[Given task]: Write out word for word each line of the records, beginning at the first and stopping after the line with "import pandas as pd". Leave the pictures out.

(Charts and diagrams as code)
— Start —

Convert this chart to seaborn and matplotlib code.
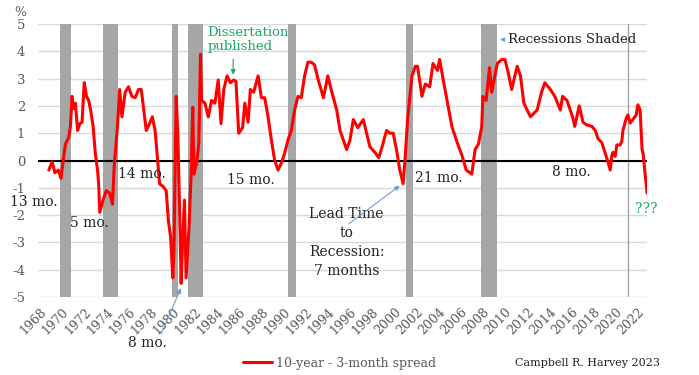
import matplotlib
matplotlib.use("Agg")
import matplotlib.pyplot as plt
import seaborn as sns
import pandas as pd

# 10-year minus 3-month spread (decimal year, %)
years = [1968.8, 1969.1, 1969.35, 1969.65, 1969.9, 1970.1, 1970.3, 1970.6, 1970.75, 1970.9,
         1971.05, 1971.2, 1971.4, 1971.6, 1971.8, 1972.0, 1972.2, 1972.4, 1972.6, 1972.8,
         1973.0, 1973.2, 1973.3, 1973.4, 1973.7, 1974.0, 1974.3, 1974.55, 1974.7, 1975.0,
         1975.2, 1975.4, 1975.7, 1976.0, 1976.3, 1976.6, 1976.9, 1977.15, 1977.3, 1977.6,
         1977.9, 1978.15, 1978.4, 1978.6, 1978.8, 1979.1, 1979.4, 1979.6, 1979.8, 1980.0,
         1980.1, 1980.3, 1980.45, 1980.6, 1980.75, 1980.9, 1981.05, 1981.2, 1981.45, 1981.65,
         1981.8, 1981.9, 1982.15, 1982.35, 1982.5, 1982.6, 1982.9, 1983.2, 1983.5, 1983.8,
         1984.1, 1984.35, 1984.6, 1984.9, 1985.2, 1985.5, 1985.7, 1985.95, 1986.3, 1986.5,
         1986.8, 1987.0, 1987.3, 1987.7, 1988.0, 1988.3, 1988.6, 1988.9, 1989.2, 1989.5,
         1989.8, 1990.1, 1990.4, 1990.7, 1991.0, 1991.3, 1991.6, 1991.9, 1992.2, 1992.5,
         1992.8, 1993.1, 1993.6, 1994.0, 1994.3, 1994.8, 1995.1, 1995.4, 1995.7, 1996.0,
         1996.3, 1996.7, 1997.2, 1997.5, 1997.8, 1998.3, 1998.6, 1998.9, 1999.3, 1999.6,
         1999.9, 2000.2, 2000.5, 2000.8, 2001.0, 2001.2, 2001.6, 2001.9, 2002.1, 2002.5,
         2002.8, 2003.2, 2003.5, 2003.9, 2004.1, 2004.4, 2004.7, 2005.2, 2005.6, 2006.1,
         2006.5, 2007.0, 2007.3, 2007.6, 2007.9, 2008.0, 2008.3, 2008.6, 2008.8, 2009.3,
         2009.7, 2010.0, 2010.3, 2010.6, 2011.1, 2011.4, 2011.7, 2012.3, 2012.9, 2013.3,
         2013.6, 2014.1, 2014.5, 2015.0, 2015.2, 2015.6, 2016.1, 2016.3, 2016.7, 2017.05,
         2017.4, 2017.85, 2018.15, 2018.4, 2018.75, 2019.05, 2019.3, 2019.5, 2019.65, 2019.75,
         2019.95, 2020.1, 2020.4, 2020.55, 2020.65, 2020.95, 2021.1, 2021.3, 2021.55, 2021.85,
         2022.0, 2022.2, 2022.38, 2022.47, 2022.65, 2022.83]
spread = [-0.35, -0.05, -0.45, -0.35, -0.65, 0.0, 0.6, 0.85, 1.25, 2.35,
          1.9, 2.1, 1.1, 1.35, 1.4, 2.85, 2.35, 2.2, 1.8, 1.25,
          0.25, -0.35, -0.85, -1.9, -1.45, -1.1, -1.2, -1.6, -0.25, 1.25,
          2.6, 1.6, 2.5, 2.7, 2.35, 2.3, 2.6, 2.6, 2.1, 1.1,
          1.35, 1.6, 1.1, 0.15, -0.85, -0.95, -1.1, -2.2, -2.8, -4.3,
          -3.4, 2.35, 1.0, -1.6, -4.5, -2.8, -1.45, -4.3, -2.55, -0.5,
          1.95, -0.5, -0.1, 0.65, 3.9, 2.2, 2.1, 1.6, 2.2, 2.1,
          2.95, 1.35, 2.6, 3.1, 2.85, 2.95, 2.9, 1.0, 1.2, 2.1,
          1.4, 2.6, 2.5, 3.1, 2.3, 2.3, 1.6, 0.75, 0.0, -0.35,
          -0.1, 0.27, 0.75, 1.1, 1.85, 2.35, 2.3, 3.1, 3.6, 3.6,
          3.5, 3.0, 2.3, 3.1, 2.6, 1.85, 1.1, 0.75, 0.4, 0.75,
          1.5, 1.2, 1.5, 1.0, 0.5, 0.27, 0.1, 0.5, 1.1, 1.0,
          1.0, 0.4, -0.35, -0.85, 0.2, 1.5, 3.1, 3.45, 3.45, 2.35,
          2.8, 2.7, 3.55, 3.3, 3.7, 3.0, 2.35, 1.25, 0.75, 0.2,
          -0.35, -0.5, 0.4, 0.6, 1.25, 2.35, 2.2, 3.4, 2.5, 3.55,
          3.7, 3.7, 3.2, 2.6, 3.45, 3.1, 2.1, 1.6, 1.85, 2.5,
          2.85, 2.6, 2.35, 1.85, 2.35, 2.2, 1.6, 1.25, 2.0, 1.4,
          1.3, 1.25, 1.1, 0.8, 0.65, 0.27, -0.05, -0.35, 0.2, 0.3,
          0.15, 0.57, 0.57, 0.7, 1.1, 1.55, 1.67, 1.37, 1.5, 1.67,
          2.04, 1.86, 0.39, 0.27, -0.47, -1.2]

# recession periods (start, end) shaded on the chart
rec_start = [1969.8, 1973.7, 1979.9, 1981.35, 1990.4, 2001.05, 2007.85]
rec_end = [1970.8, 1975.05, 1980.45, 1982.7, 1991.1, 2001.7, 2009.3]

tick_years = list(range(1968, 2023, 2))
y_ticks = [-5, -4, -3, -2, -1, 0, 1, 2, 3, 4, 5]

df = pd.DataFrame({"year": years, "spread": spread})

sns.set_style("white")
plt.rcParams["font.family"] = ["DejaVu Serif"]

fig = plt.figure(figsize=(6.99, 3.75), dpi=100)
ax = fig.add_axes([0.054, 0.208, 0.872, 0.728])

for s, e in zip(rec_start, rec_end):
    ax.axvspan(s, e, color="#a6a6a6", lw=0, zorder=1)
ax.axvline(2021.1, color="#a6a6a6", lw=1, zorder=1)

ax.yaxis.grid(True, color="#d9d9d9", lw=1, zorder=0)
ax.axhline(0, color="black", lw=1.5, zorder=2)

sns.lineplot(data=df, x="year", y="spread", color="#ff0000", lw=2.2, sort=False,
             ax=ax, zorder=3, label="10-year - 3-month spread", legend=False)

ax.set_xlim(1967.8, 2022.85)
ax.set_ylim(-5, 5)
ax.set_xticks(tick_years)
ax.set_xticklabels([str(y) for y in tick_years], rotation=45, ha="right",
                   rotation_mode="anchor", color="#595959", fontsize=9)
ax.set_yticks(y_ticks)
ax.set_yticklabels([str(y) for y in y_ticks], color="#595959", fontsize=9.5)
ax.tick_params(axis="both", length=0)
ax.tick_params(axis="y", pad=9)
ax.tick_params(axis="x", pad=6)
ax.set_xlabel("")
ax.set_ylabel("")
for sp in ax.spines.values():
    sp.set_visible(False)

fig.text(0.029, 0.968, "%", color="#595959", fontsize=9, ha="center", va="center")

dark = "#222222"
green = "#1fa864"
blue = "#6f9fd8"

ax.text(1967.46, -1.53, "13 mo.", color=dark, fontsize=10, ha="center", va="center")
ax.text(1972.5, -2.3, "5 mo.", color=dark, fontsize=10, ha="center", va="center")
ax.text(1977.2, -0.5, "14 mo.", color=dark, fontsize=10, ha="center", va="center")
ax.text(1987.0, -0.72, "15 mo.", color=dark, fontsize=10, ha="center", va="center")
ax.text(2004.0, -0.65, "21 mo.", color=dark, fontsize=10, ha="center", va="center")
ax.text(2016.0, -0.43, "8 mo.", color=dark, fontsize=10, ha="center", va="center")
ax.text(1977.7, -6.7, "8 mo.", color=dark, fontsize=10, ha="center", va="center")
ax.annotate("", xy=(1980.83, -4.58), xytext=(1978.84, -6.45),
            arrowprops=dict(arrowstyle="-|>", color=blue, lw=0.8, mutation_scale=7))

ax.text(1995.7, -3.0, "Lead Time\nto\nRecession:\n7 months", color=dark, fontsize=10,
        ha="center", va="center", linespacing=1.45)
ax.annotate("", xy=(2000.7, -0.86), xytext=(1995.73, -2.37),
            arrowprops=dict(arrowstyle="-|>", color=blue, lw=0.8, mutation_scale=7))

ax.text(1983.1, 4.45, "Dissertation\npublished", color=green, fontsize=9.5,
        ha="left", va="center", linespacing=1.1)
ax.annotate("", xy=(1985.45, 3.04), xytext=(1985.45, 3.82),
            arrowprops=dict(arrowstyle="-|>", color=green, lw=0.8, mutation_scale=7))

ax.text(2010.3, 4.43, "Recessions Shaded", color=dark, fontsize=9.5, ha="left", va="center")
ax.annotate("", xy=(2009.3, 4.43), xytext=(2010.15, 4.43),
            arrowprops=dict(arrowstyle="-|>", color=blue, lw=0.8, mutation_scale=6))

ax.text(2022.8, -1.78, "???", color=green, fontsize=10, ha="center", va="center")

handles, labels = ax.get_legend_handles_labels()
leg = fig.legend(handles, labels, loc="center", bbox_to_anchor=(0.486, 0.032),
                 frameon=False, fontsize=9, handlelength=2.3, handletextpad=0.3)
for t in leg.get_texts():
    t.set_color("#595959")

fig.text(0.737, 0.032, "Campbell R. Harvey 2023", color=dark, fontsize=8,
         ha="left", va="center")

fig.savefig("out.png", dpi=100)
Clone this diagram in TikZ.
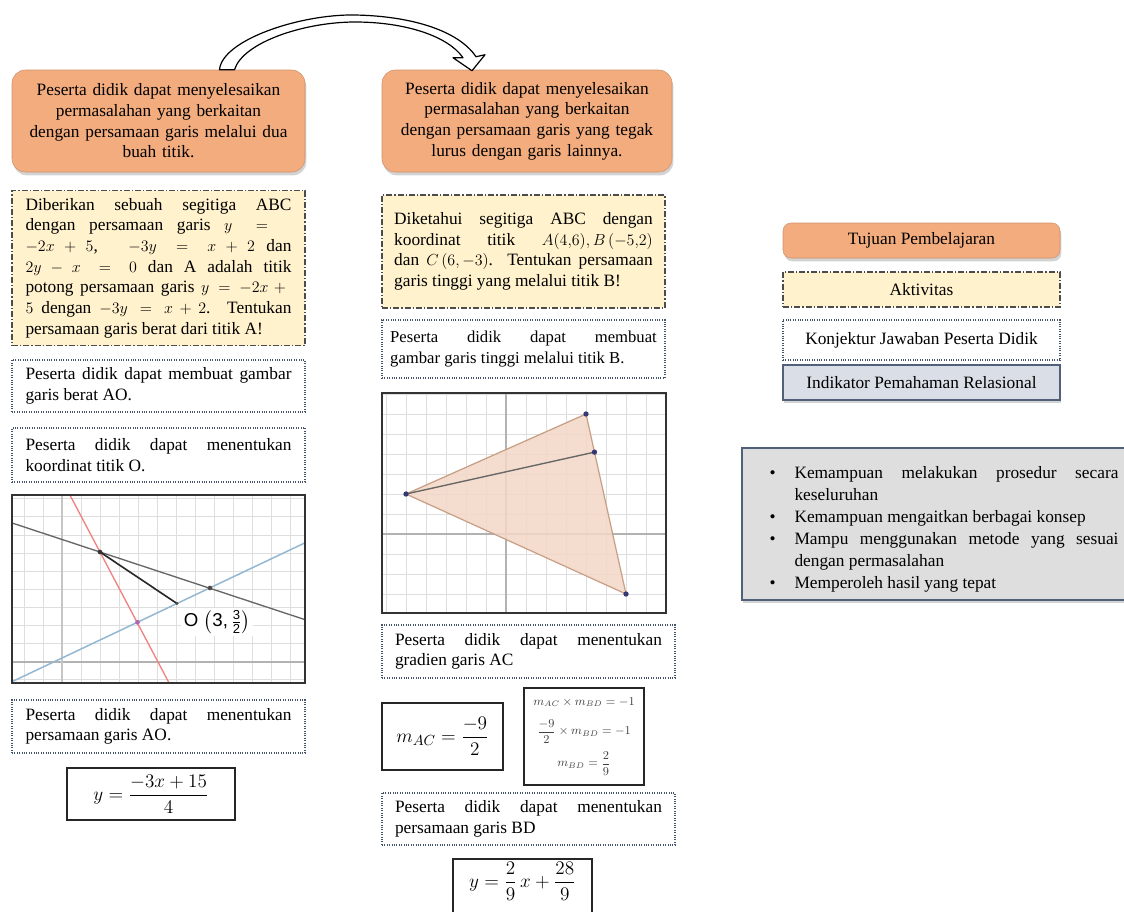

— End —

[Task answer]:
Convert this chart to seaborn and matplotlib code.
import matplotlib
matplotlib.use("Agg")
import matplotlib.pyplot as plt
import seaborn as sns
import pandas as pd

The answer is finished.